## Task instructions
Please transcribe the data that follows without the pictures, keeping every word the same.

=== Dataset section ===

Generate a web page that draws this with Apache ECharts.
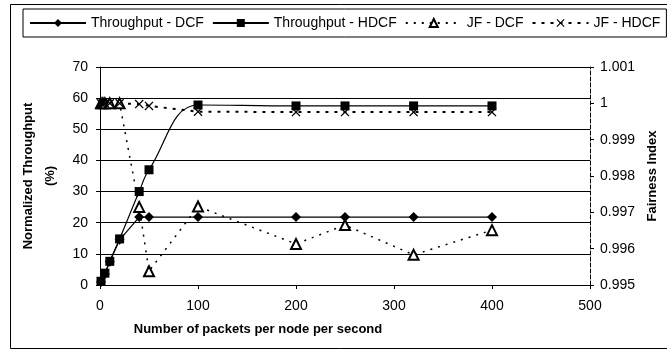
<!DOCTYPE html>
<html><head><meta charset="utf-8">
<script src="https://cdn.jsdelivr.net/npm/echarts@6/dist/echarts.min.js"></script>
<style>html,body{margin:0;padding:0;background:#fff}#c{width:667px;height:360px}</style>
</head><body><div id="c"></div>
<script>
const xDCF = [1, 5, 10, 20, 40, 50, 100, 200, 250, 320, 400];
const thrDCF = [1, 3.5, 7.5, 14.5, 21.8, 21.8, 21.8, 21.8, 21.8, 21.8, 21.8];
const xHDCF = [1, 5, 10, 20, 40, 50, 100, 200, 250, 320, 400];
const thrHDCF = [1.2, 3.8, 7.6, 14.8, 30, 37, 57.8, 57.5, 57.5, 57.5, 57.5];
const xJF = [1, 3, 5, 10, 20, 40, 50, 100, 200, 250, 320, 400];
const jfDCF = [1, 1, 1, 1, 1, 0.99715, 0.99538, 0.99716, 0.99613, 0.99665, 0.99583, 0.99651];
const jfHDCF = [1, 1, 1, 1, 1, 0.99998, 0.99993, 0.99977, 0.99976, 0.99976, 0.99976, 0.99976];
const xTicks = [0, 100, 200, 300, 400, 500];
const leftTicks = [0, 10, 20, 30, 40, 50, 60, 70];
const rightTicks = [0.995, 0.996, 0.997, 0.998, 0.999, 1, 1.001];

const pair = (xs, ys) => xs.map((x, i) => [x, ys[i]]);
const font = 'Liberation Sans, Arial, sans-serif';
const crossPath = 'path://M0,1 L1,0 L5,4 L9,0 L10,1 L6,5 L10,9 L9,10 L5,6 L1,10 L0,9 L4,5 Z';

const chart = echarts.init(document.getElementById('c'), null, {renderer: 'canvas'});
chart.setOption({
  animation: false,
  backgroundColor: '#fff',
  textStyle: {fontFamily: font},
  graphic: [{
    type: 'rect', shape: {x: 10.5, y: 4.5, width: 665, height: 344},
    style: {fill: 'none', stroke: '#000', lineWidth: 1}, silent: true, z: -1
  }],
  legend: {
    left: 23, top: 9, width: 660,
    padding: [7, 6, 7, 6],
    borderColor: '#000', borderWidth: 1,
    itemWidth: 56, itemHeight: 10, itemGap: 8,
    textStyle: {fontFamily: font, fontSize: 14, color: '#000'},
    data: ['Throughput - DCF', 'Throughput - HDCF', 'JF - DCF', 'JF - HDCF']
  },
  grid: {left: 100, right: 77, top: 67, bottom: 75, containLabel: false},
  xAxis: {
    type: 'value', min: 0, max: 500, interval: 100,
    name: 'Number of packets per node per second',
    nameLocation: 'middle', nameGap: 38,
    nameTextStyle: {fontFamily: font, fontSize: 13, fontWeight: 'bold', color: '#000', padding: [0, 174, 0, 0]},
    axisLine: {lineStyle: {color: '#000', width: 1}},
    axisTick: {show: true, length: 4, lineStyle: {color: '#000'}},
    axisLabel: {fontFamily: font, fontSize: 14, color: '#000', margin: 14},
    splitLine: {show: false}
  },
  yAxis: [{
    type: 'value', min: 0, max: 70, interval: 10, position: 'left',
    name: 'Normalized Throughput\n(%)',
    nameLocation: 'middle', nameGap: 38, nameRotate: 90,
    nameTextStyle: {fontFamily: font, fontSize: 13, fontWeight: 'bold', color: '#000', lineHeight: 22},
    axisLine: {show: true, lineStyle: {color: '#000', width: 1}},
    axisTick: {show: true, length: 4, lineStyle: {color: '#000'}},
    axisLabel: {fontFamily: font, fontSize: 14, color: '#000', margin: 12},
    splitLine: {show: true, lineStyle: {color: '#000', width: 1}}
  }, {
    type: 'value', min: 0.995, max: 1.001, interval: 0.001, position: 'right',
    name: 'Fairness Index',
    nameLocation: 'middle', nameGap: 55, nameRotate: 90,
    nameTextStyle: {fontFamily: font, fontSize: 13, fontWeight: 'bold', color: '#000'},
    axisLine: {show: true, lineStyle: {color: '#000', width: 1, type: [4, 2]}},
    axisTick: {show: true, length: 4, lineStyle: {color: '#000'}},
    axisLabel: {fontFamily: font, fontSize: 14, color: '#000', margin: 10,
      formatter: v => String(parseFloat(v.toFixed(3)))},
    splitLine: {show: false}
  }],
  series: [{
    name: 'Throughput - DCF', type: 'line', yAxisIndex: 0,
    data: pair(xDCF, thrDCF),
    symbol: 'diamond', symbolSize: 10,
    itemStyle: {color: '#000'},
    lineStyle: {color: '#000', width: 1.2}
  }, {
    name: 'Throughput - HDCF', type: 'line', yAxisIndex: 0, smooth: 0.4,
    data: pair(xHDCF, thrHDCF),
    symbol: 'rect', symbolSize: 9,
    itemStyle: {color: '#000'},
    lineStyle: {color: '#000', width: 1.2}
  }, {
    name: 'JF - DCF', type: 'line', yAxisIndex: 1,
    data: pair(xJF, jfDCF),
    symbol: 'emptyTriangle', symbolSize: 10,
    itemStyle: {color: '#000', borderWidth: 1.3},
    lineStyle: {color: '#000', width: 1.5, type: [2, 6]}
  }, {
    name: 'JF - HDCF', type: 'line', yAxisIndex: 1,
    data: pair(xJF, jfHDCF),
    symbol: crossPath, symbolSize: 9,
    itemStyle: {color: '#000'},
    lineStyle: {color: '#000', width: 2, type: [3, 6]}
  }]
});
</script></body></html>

===

## Exercise answer
Generate a web page that draws this with Apache ECharts.
<!DOCTYPE html>
<html><head><meta charset="utf-8">
<script src="https://cdn.jsdelivr.net/npm/echarts@6/dist/echarts.min.js"></script>
<style>html,body{margin:0;padding:0;background:#fff}#c{width:667px;height:360px}</style>
</head><body><div id="c"></div>
<script>
const xDCF = [1, 5, 10, 20, 40, 50, 100, 200, 250, 320, 400];
const thrDCF = [1, 3.5, 7.5, 14.5, 21.8, 21.8, 21.8, 21.8, 21.8, 21.8, 21.8];
const xHDCF = [1, 5, 10, 20, 40, 50, 100, 200, 250, 320, 400];
const thrHDCF = [1.2, 3.8, 7.6, 14.8, 30, 37, 57.8, 57.5, 57.5, 57.5, 57.5];
const xJF = [1, 3, 5, 10, 20, 40, 50, 100, 200, 250, 320, 400];
const jfDCF = [1, 1, 1, 1, 1, 0.99715, 0.99538, 0.99716, 0.99613, 0.99665, 0.99583, 0.99651];
const jfHDCF = [1, 1, 1, 1, 1, 0.99998, 0.99993, 0.99977, 0.99976, 0.99976, 0.99976, 0.99976];
const xTicks = [0, 100, 200, 300, 400, 500];
const leftTicks = [0, 10, 20, 30, 40, 50, 60, 70];
const rightTicks = [0.995, 0.996, 0.997, 0.998, 0.999, 1, 1.001];

const pair = (xs, ys) => xs.map((x, i) => [x, ys[i]]);
const font = 'Liberation Sans, Arial, sans-serif';
const crossPath = 'path://M0,1 L1,0 L5,4 L9,0 L10,1 L6,5 L10,9 L9,10 L5,6 L1,10 L0,9 L4,5 Z';

const chart = echarts.init(document.getElementById('c'), null, {renderer: 'canvas'});
chart.setOption({
  animation: false,
  backgroundColor: '#fff',
  textStyle: {fontFamily: font},
  graphic: [{
    type: 'rect', shape: {x: 10.5, y: 4.5, width: 665, height: 344},
    style: {fill: 'none', stroke: '#000', lineWidth: 1}, silent: true, z: -1
  }],
  legend: {
    left: 23, top: 9, width: 660,
    padding: [7, 6, 7, 6],
    borderColor: '#000', borderWidth: 1,
    itemWidth: 56, itemHeight: 10, itemGap: 8,
    textStyle: {fontFamily: font, fontSize: 14, color: '#000'},
    data: ['Throughput - DCF', 'Throughput - HDCF', 'JF - DCF', 'JF - HDCF']
  },
  grid: {left: 100, right: 77, top: 67, bottom: 75, containLabel: false},
  xAxis: {
    type: 'value', min: 0, max: 500, interval: 100,
    name: 'Number of packets per node per second',
    nameLocation: 'middle', nameGap: 38,
    nameTextStyle: {fontFamily: font, fontSize: 13, fontWeight: 'bold', color: '#000', padding: [0, 174, 0, 0]},
    axisLine: {lineStyle: {color: '#000', width: 1}},
    axisTick: {show: true, length: 4, lineStyle: {color: '#000'}},
    axisLabel: {fontFamily: font, fontSize: 14, color: '#000', margin: 14},
    splitLine: {show: false}
  },
  yAxis: [{
    type: 'value', min: 0, max: 70, interval: 10, position: 'left',
    name: 'Normalized Throughput\n(%)',
    nameLocation: 'middle', nameGap: 38, nameRotate: 90,
    nameTextStyle: {fontFamily: font, fontSize: 13, fontWeight: 'bold', color: '#000', lineHeight: 22},
    axisLine: {show: true, lineStyle: {color: '#000', width: 1}},
    axisTick: {show: true, length: 4, lineStyle: {color: '#000'}},
    axisLabel: {fontFamily: font, fontSize: 14, color: '#000', margin: 12},
    splitLine: {show: true, lineStyle: {color: '#000', width: 1}}
  }, {
    type: 'value', min: 0.995, max: 1.001, interval: 0.001, position: 'right',
    name: 'Fairness Index',
    nameLocation: 'middle', nameGap: 55, nameRotate: 90,
    nameTextStyle: {fontFamily: font, fontSize: 13, fontWeight: 'bold', color: '#000'},
    axisLine: {show: true, lineStyle: {color: '#000', width: 1, type: [4, 2]}},
    axisTick: {show: true, length: 4, lineStyle: {color: '#000'}},
    axisLabel: {fontFamily: font, fontSize: 14, color: '#000', margin: 10,
      formatter: v => String(parseFloat(v.toFixed(3)))},
    splitLine: {show: false}
  }],
  series: [{
    name: 'Throughput - DCF', type: 'line', yAxisIndex: 0,
    data: pair(xDCF, thrDCF),
    symbol: 'diamond', symbolSize: 10,
    itemStyle: {color: '#000'},
    lineStyle: {color: '#000', width: 1.2}
  }, {
    name: 'Throughput - HDCF', type: 'line', yAxisIndex: 0, smooth: 0.4,
    data: pair(xHDCF, thrHDCF),
    symbol: 'rect', symbolSize: 9,
    itemStyle: {color: '#000'},
    lineStyle: {color: '#000', width: 1.2}
  }, {
    name: 'JF - DCF', type: 'line', yAxisIndex: 1,
    data: pair(xJF, jfDCF),
    symbol: 'emptyTriangle', symbolSize: 10,
    itemStyle: {color: '#000', borderWidth: 1.3},
    lineStyle: {color: '#000', width: 1.5, type: [2, 6]}
  }, {
    name: 'JF - HDCF', type: 'line', yAxisIndex: 1,
    data: pair(xJF, jfHDCF),
    symbol: crossPath, symbolSize: 9,
    itemStyle: {color: '#000'},
    lineStyle: {color: '#000', width: 2, type: [3, 6]}
  }]
});
</script></body></html>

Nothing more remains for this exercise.